WHAT THE TASK REQUIRES:
Identify the lines containing the word "this". Copy each one.

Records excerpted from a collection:

───

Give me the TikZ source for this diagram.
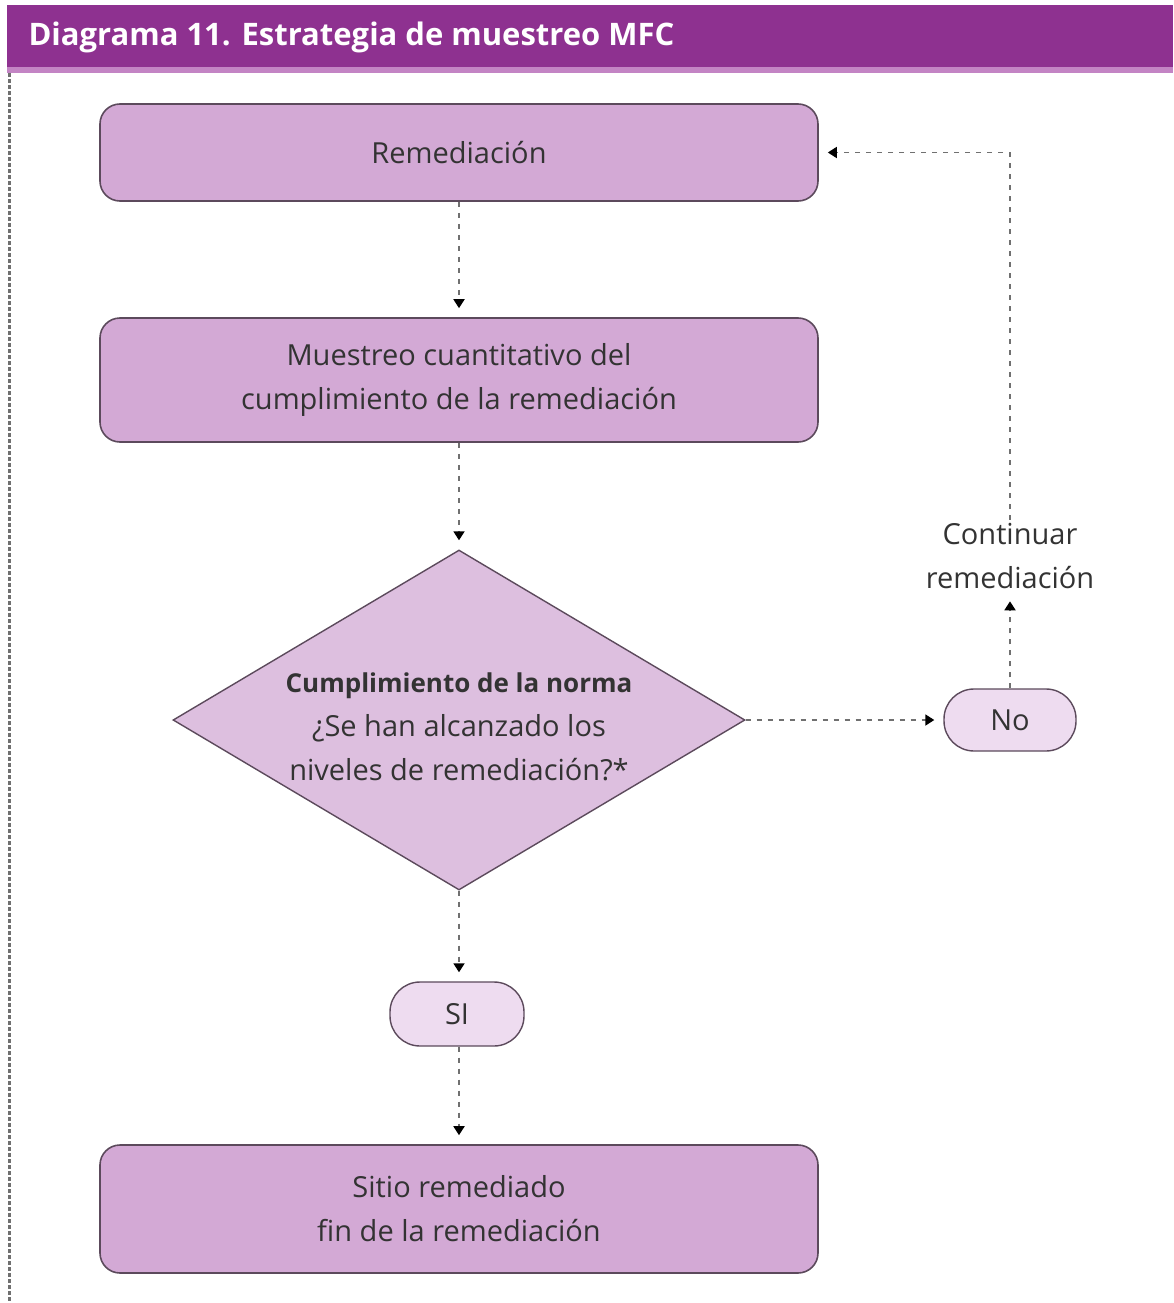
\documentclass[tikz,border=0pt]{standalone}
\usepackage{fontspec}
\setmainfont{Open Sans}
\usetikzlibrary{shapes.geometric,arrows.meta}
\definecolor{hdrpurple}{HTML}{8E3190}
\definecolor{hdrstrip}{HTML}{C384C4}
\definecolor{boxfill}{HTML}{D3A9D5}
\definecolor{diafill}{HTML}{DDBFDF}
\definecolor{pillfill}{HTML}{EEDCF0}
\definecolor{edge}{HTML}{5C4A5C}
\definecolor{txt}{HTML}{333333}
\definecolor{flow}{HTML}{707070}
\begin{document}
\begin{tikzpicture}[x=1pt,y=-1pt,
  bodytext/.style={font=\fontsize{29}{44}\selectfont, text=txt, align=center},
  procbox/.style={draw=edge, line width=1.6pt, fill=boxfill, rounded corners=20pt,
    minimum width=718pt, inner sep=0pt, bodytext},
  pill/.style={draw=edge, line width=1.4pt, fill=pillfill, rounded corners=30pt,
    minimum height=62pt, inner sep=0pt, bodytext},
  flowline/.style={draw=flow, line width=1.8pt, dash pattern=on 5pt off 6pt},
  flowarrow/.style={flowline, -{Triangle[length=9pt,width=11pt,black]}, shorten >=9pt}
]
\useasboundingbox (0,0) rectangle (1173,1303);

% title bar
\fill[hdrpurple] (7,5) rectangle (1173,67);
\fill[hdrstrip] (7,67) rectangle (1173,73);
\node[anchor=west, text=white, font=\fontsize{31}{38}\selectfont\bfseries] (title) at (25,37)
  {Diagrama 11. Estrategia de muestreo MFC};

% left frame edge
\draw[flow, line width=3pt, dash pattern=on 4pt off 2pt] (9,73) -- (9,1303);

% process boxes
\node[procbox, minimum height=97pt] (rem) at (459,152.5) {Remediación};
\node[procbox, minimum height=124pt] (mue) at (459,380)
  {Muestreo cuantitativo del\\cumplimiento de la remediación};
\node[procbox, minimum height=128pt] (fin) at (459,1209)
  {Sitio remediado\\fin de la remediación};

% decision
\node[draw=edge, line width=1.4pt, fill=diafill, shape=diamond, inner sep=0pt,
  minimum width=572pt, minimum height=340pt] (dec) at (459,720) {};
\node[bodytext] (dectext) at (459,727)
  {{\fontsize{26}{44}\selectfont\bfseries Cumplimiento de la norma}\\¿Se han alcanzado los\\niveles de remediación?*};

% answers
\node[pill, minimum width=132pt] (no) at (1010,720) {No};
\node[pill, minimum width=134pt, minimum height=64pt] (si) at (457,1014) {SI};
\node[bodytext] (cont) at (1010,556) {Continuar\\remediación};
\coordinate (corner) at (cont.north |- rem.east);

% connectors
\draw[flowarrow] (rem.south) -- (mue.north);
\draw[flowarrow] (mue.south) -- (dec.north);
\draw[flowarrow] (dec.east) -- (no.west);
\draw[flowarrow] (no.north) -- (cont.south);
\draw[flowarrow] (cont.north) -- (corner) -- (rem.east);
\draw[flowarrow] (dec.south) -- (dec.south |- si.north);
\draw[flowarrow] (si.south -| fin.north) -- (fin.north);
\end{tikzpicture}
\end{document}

───

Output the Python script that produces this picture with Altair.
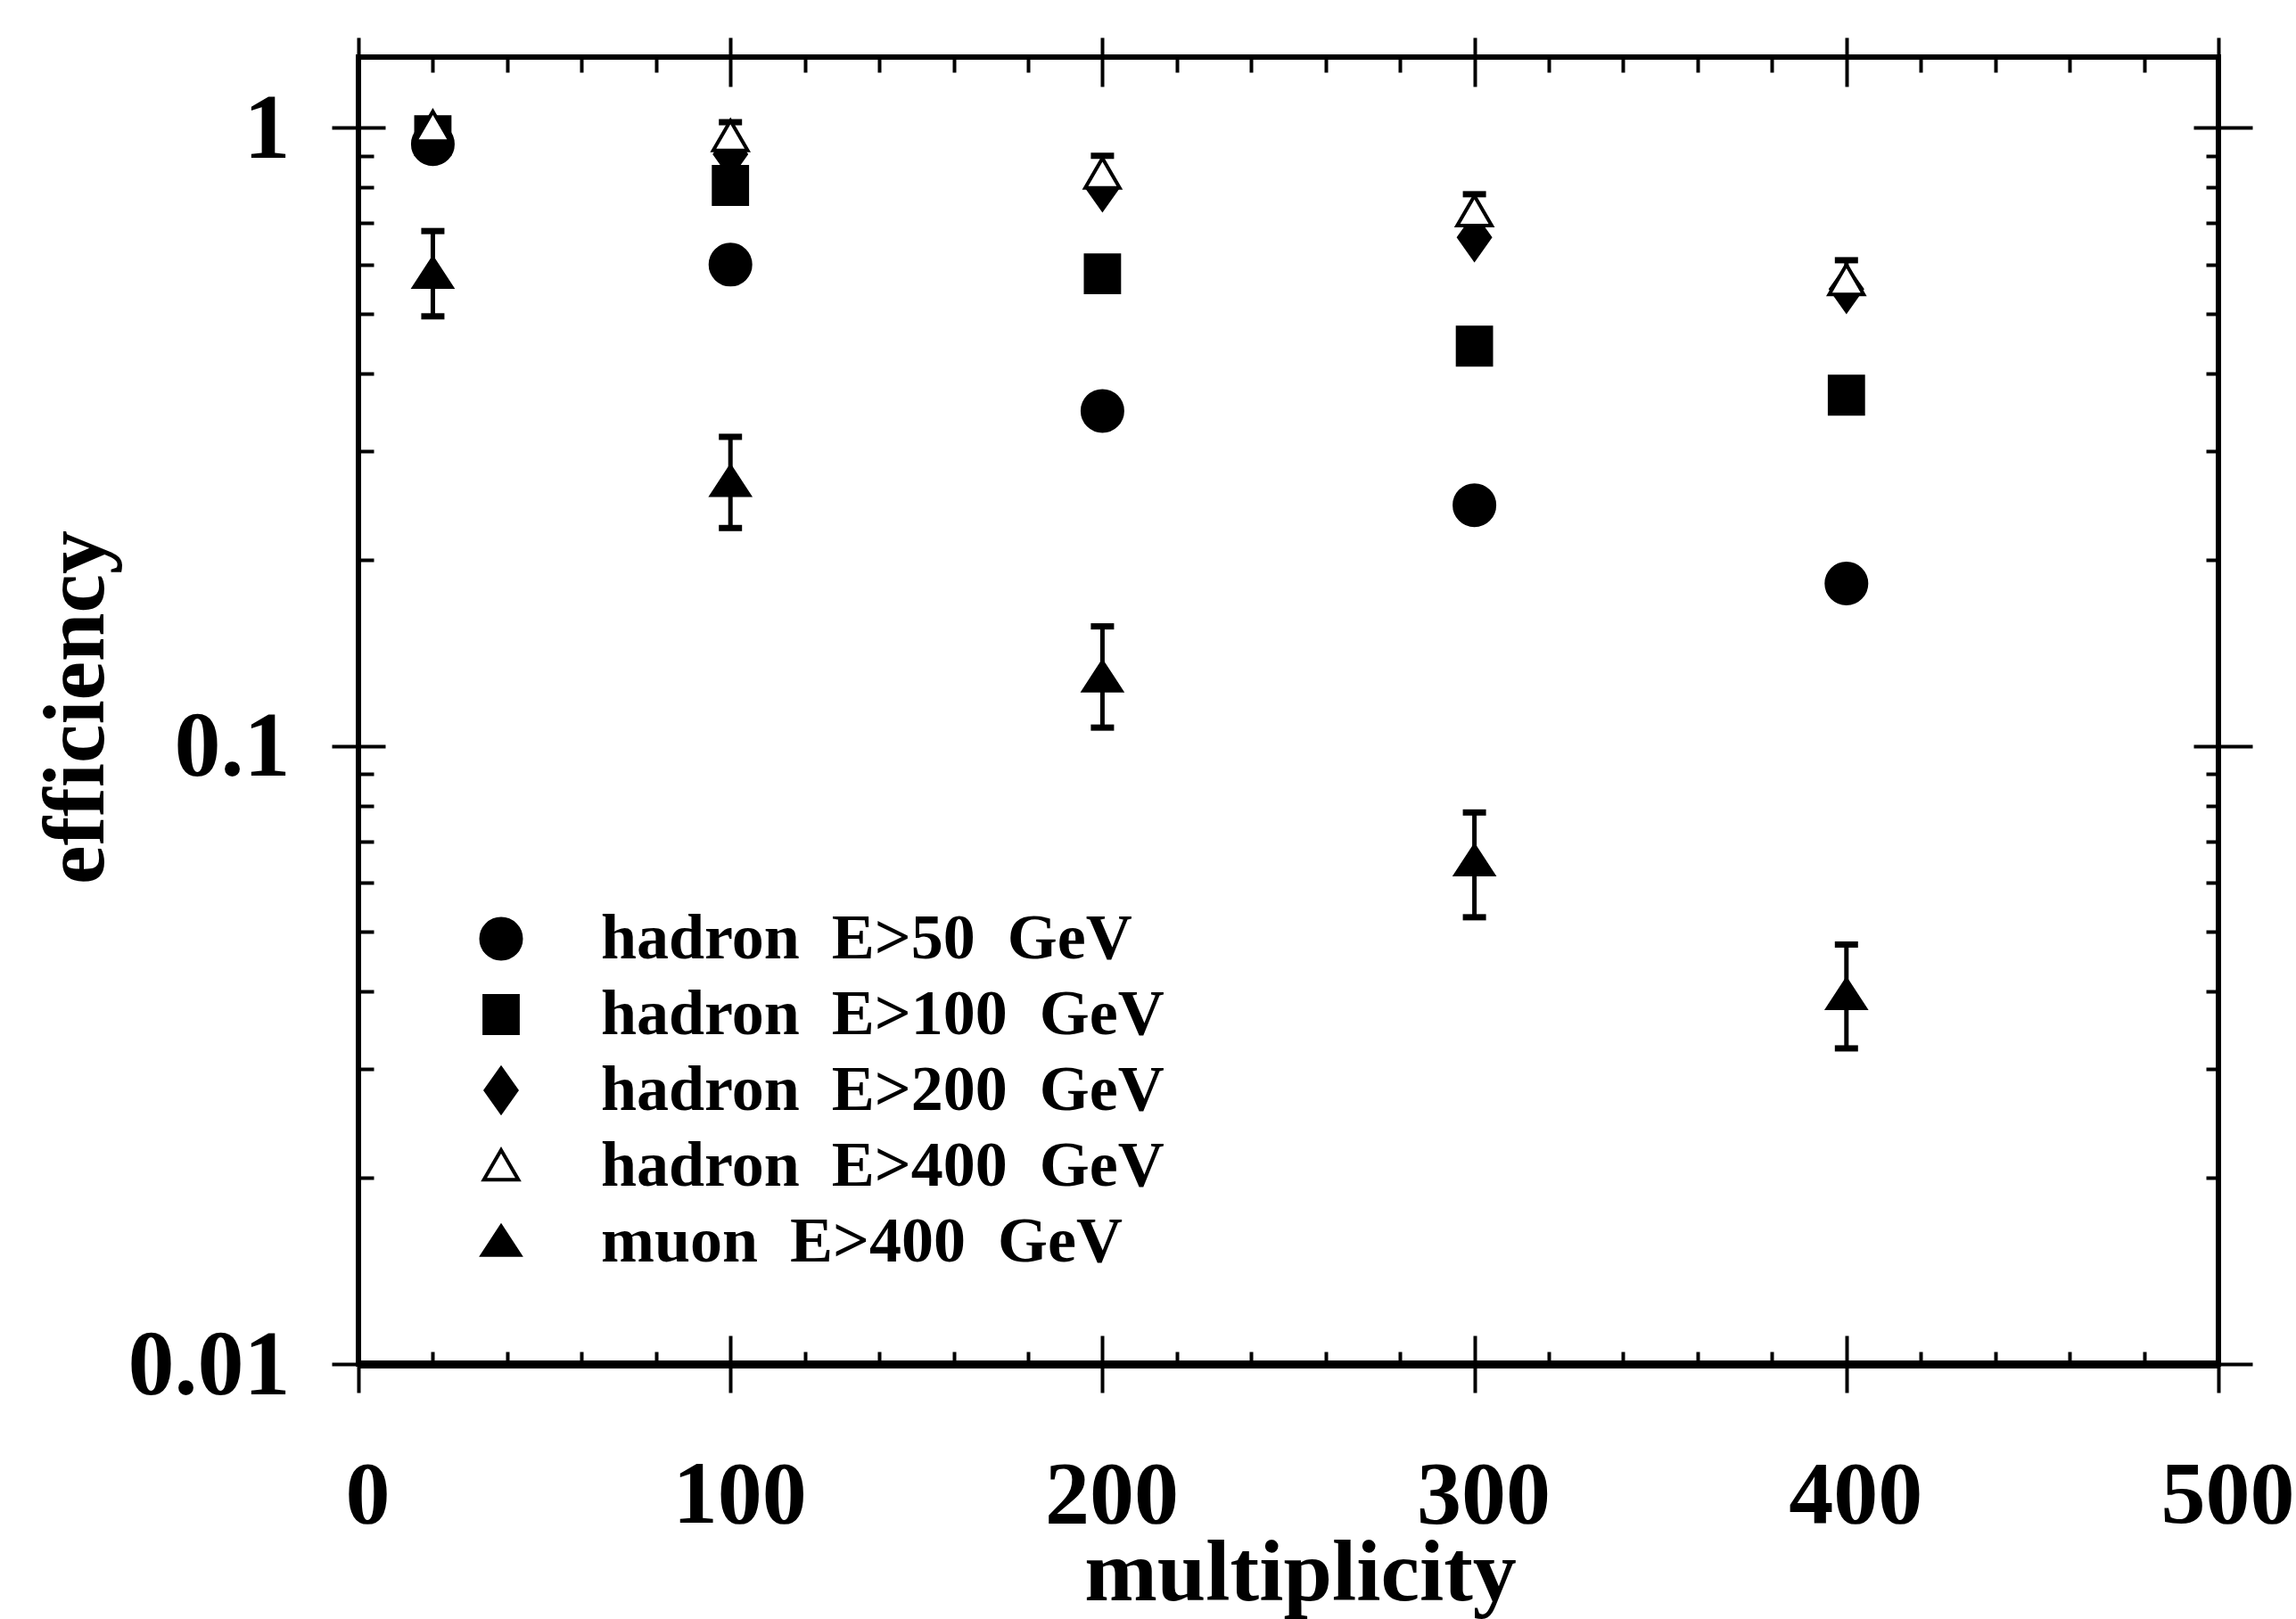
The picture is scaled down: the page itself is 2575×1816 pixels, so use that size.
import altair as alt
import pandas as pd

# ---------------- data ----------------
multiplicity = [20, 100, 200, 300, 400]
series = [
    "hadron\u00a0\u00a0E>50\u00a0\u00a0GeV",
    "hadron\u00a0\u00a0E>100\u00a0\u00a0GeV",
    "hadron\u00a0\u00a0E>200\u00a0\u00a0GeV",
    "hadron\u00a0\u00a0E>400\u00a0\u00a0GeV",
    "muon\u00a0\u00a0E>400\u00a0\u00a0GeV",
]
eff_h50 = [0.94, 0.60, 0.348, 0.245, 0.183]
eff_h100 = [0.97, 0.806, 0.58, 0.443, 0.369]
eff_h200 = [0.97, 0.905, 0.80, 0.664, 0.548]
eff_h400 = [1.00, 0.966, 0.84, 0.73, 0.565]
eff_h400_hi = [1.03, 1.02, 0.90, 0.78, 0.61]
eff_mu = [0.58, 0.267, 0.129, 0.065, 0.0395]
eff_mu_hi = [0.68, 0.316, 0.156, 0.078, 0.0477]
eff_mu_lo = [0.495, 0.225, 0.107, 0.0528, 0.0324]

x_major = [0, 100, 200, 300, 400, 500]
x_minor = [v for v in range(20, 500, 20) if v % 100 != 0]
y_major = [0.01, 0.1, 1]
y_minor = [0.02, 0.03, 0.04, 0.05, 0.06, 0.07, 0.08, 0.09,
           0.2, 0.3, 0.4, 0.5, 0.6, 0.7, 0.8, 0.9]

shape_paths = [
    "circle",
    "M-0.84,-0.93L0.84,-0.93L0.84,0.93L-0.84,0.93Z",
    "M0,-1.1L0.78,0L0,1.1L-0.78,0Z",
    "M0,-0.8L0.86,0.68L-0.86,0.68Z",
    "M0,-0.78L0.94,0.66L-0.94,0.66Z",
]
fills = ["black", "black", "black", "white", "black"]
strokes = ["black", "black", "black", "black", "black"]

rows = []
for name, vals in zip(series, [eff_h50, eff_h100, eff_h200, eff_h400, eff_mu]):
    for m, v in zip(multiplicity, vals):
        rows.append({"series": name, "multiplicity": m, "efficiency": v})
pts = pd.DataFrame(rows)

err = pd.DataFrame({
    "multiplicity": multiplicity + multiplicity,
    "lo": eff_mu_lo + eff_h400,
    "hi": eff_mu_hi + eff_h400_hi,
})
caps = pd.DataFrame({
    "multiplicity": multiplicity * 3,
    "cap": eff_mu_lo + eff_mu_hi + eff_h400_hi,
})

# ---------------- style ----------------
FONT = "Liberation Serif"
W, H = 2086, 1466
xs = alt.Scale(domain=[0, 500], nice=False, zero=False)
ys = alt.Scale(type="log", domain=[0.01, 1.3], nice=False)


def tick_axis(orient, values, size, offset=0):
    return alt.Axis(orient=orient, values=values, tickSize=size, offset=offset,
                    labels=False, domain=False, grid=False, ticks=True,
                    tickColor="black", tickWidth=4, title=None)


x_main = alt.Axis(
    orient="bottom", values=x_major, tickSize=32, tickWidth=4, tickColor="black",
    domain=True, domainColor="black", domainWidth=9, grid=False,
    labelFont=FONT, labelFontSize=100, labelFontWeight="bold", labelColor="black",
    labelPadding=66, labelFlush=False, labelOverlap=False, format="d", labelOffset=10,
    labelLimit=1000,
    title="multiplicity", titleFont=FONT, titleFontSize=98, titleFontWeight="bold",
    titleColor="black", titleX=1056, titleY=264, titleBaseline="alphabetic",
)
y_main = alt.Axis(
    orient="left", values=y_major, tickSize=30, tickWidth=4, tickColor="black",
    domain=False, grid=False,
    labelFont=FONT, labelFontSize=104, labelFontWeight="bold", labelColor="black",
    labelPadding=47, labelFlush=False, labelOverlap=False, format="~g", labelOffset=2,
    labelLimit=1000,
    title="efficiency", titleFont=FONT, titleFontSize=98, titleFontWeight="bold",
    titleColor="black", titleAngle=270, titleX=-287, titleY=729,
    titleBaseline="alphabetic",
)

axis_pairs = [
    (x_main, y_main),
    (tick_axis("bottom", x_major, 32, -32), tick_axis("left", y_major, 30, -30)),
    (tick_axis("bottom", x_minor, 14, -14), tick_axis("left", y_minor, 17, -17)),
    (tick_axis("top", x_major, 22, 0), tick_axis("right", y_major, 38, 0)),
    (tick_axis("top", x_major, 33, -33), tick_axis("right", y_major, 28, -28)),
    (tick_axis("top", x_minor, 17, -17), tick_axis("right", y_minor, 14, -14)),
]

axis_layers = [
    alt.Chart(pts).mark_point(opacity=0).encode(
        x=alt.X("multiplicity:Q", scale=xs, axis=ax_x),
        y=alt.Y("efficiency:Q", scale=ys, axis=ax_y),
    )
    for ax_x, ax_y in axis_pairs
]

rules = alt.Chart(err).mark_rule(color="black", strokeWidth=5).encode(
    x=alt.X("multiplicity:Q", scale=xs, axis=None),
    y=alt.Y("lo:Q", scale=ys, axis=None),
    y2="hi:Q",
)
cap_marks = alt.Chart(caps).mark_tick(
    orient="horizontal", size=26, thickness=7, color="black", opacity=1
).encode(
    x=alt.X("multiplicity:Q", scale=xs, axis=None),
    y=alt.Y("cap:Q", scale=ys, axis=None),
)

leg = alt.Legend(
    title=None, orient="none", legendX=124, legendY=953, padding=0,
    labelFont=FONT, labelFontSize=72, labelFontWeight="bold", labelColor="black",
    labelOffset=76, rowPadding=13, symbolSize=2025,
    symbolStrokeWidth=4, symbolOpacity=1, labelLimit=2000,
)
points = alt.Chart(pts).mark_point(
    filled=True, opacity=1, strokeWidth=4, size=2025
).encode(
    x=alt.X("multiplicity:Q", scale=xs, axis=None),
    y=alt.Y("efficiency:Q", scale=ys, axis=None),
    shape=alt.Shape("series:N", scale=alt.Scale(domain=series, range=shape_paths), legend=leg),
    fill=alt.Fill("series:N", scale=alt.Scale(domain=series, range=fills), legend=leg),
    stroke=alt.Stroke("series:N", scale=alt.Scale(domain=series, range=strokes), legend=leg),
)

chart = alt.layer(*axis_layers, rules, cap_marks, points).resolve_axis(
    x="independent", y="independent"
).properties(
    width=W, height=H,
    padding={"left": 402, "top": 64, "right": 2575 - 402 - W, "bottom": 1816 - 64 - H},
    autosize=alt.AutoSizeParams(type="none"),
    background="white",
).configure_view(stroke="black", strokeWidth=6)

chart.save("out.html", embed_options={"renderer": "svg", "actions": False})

───

CORRECT OUTPUT:
Give me the TikZ source for this diagram.
Output the Python script that produces this picture with Altair.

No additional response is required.